## BEGIN Data shown

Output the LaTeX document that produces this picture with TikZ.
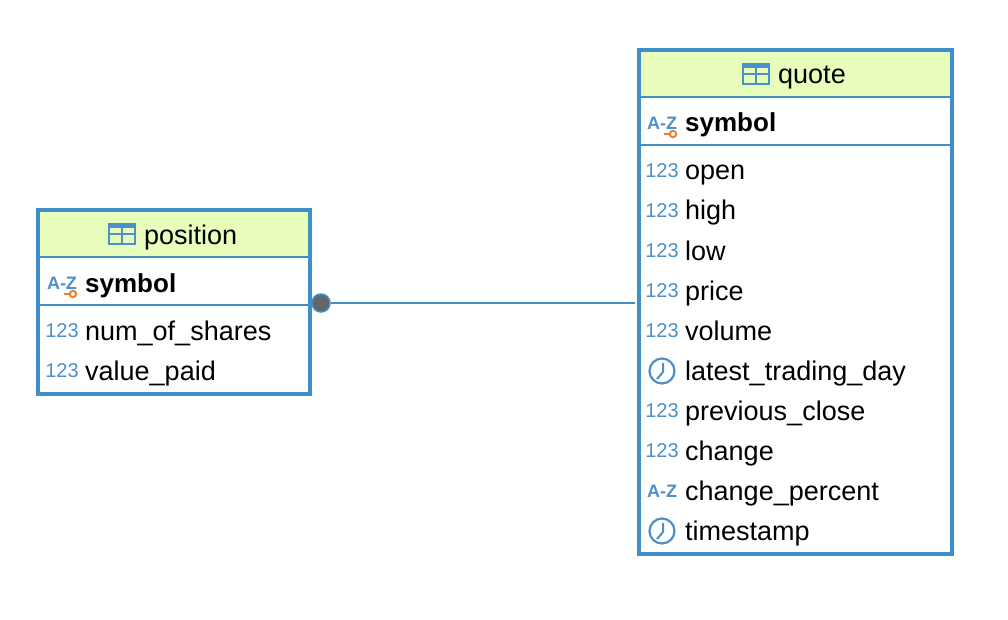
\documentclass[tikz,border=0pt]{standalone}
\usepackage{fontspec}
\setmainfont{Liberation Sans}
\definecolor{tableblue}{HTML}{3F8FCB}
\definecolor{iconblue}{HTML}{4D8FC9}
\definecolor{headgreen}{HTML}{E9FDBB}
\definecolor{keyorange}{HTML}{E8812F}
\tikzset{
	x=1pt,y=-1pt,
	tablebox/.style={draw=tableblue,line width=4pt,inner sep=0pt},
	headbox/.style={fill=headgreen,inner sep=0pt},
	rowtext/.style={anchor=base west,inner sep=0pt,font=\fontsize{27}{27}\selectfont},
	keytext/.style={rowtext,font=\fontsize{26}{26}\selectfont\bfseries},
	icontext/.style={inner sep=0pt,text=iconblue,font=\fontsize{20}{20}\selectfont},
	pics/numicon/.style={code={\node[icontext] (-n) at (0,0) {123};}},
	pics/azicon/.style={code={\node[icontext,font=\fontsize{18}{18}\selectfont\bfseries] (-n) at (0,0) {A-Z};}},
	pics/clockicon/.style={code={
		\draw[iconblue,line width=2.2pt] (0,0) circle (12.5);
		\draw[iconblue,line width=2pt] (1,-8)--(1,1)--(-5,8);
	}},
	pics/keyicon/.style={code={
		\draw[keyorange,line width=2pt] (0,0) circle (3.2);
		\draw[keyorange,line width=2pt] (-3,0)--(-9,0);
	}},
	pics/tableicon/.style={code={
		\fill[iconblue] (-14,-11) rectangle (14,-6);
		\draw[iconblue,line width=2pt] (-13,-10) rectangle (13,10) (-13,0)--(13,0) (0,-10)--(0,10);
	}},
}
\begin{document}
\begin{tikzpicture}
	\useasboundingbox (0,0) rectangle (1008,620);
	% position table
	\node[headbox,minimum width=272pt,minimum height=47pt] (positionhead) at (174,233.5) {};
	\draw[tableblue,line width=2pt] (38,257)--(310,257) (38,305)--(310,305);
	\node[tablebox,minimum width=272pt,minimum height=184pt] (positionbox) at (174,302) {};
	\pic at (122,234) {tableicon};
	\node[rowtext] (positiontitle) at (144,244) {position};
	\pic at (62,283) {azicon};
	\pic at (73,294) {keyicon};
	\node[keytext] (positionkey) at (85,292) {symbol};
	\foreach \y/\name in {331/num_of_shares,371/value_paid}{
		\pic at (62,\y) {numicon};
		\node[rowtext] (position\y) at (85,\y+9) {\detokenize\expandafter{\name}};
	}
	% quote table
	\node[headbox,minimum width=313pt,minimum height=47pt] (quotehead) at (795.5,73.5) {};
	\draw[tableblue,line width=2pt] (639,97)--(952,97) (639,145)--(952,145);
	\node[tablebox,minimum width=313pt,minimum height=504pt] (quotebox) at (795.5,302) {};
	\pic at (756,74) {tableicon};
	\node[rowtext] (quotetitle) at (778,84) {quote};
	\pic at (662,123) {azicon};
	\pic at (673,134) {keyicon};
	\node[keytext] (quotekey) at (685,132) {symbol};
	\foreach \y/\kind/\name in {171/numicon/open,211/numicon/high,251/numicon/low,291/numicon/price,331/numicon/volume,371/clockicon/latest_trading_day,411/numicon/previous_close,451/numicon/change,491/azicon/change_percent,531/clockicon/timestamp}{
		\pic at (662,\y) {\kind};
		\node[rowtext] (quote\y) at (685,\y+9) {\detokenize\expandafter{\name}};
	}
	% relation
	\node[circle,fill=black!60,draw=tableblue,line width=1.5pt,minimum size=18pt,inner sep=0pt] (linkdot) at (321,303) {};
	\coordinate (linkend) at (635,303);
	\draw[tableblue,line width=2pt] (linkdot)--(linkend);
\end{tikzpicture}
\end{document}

## END Data shown

Do this: Copy the material above exactly and drop the pictures.

Written answer:
Output the LaTeX document that produces this picture with TikZ.
\documentclass[tikz,border=0pt]{standalone}
\usepackage{fontspec}
\setmainfont{Liberation Sans}
\definecolor{tableblue}{HTML}{3F8FCB}
\definecolor{iconblue}{HTML}{4D8FC9}
\definecolor{headgreen}{HTML}{E9FDBB}
\definecolor{keyorange}{HTML}{E8812F}
\tikzset{
	x=1pt,y=-1pt,
	tablebox/.style={draw=tableblue,line width=4pt,inner sep=0pt},
	headbox/.style={fill=headgreen,inner sep=0pt},
	rowtext/.style={anchor=base west,inner sep=0pt,font=\fontsize{27}{27}\selectfont},
	keytext/.style={rowtext,font=\fontsize{26}{26}\selectfont\bfseries},
	icontext/.style={inner sep=0pt,text=iconblue,font=\fontsize{20}{20}\selectfont},
	pics/numicon/.style={code={\node[icontext] (-n) at (0,0) {123};}},
	pics/azicon/.style={code={\node[icontext,font=\fontsize{18}{18}\selectfont\bfseries] (-n) at (0,0) {A-Z};}},
	pics/clockicon/.style={code={
		\draw[iconblue,line width=2.2pt] (0,0) circle (12.5);
		\draw[iconblue,line width=2pt] (1,-8)--(1,1)--(-5,8);
	}},
	pics/keyicon/.style={code={
		\draw[keyorange,line width=2pt] (0,0) circle (3.2);
		\draw[keyorange,line width=2pt] (-3,0)--(-9,0);
	}},
	pics/tableicon/.style={code={
		\fill[iconblue] (-14,-11) rectangle (14,-6);
		\draw[iconblue,line width=2pt] (-13,-10) rectangle (13,10) (-13,0)--(13,0) (0,-10)--(0,10);
	}},
}
\begin{document}
\begin{tikzpicture}
	\useasboundingbox (0,0) rectangle (1008,620);
	% position table
	\node[headbox,minimum width=272pt,minimum height=47pt] (positionhead) at (174,233.5) {};
	\draw[tableblue,line width=2pt] (38,257)--(310,257) (38,305)--(310,305);
	\node[tablebox,minimum width=272pt,minimum height=184pt] (positionbox) at (174,302) {};
	\pic at (122,234) {tableicon};
	\node[rowtext] (positiontitle) at (144,244) {position};
	\pic at (62,283) {azicon};
	\pic at (73,294) {keyicon};
	\node[keytext] (positionkey) at (85,292) {symbol};
	\foreach \y/\name in {331/num_of_shares,371/value_paid}{
		\pic at (62,\y) {numicon};
		\node[rowtext] (position\y) at (85,\y+9) {\detokenize\expandafter{\name}};
	}
	% quote table
	\node[headbox,minimum width=313pt,minimum height=47pt] (quotehead) at (795.5,73.5) {};
	\draw[tableblue,line width=2pt] (639,97)--(952,97) (639,145)--(952,145);
	\node[tablebox,minimum width=313pt,minimum height=504pt] (quotebox) at (795.5,302) {};
	\pic at (756,74) {tableicon};
	\node[rowtext] (quotetitle) at (778,84) {quote};
	\pic at (662,123) {azicon};
	\pic at (673,134) {keyicon};
	\node[keytext] (quotekey) at (685,132) {symbol};
	\foreach \y/\kind/\name in {171/numicon/open,211/numicon/high,251/numicon/low,291/numicon/price,331/numicon/volume,371/clockicon/latest_trading_day,411/numicon/previous_close,451/numicon/change,491/azicon/change_percent,531/clockicon/timestamp}{
		\pic at (662,\y) {\kind};
		\node[rowtext] (quote\y) at (685,\y+9) {\detokenize\expandafter{\name}};
	}
	% relation
	\node[circle,fill=black!60,draw=tableblue,line width=1.5pt,minimum size=18pt,inner sep=0pt] (linkdot) at (321,303) {};
	\coordinate (linkend) at (635,303);
	\draw[tableblue,line width=2pt] (linkdot)--(linkend);
\end{tikzpicture}
\end{document}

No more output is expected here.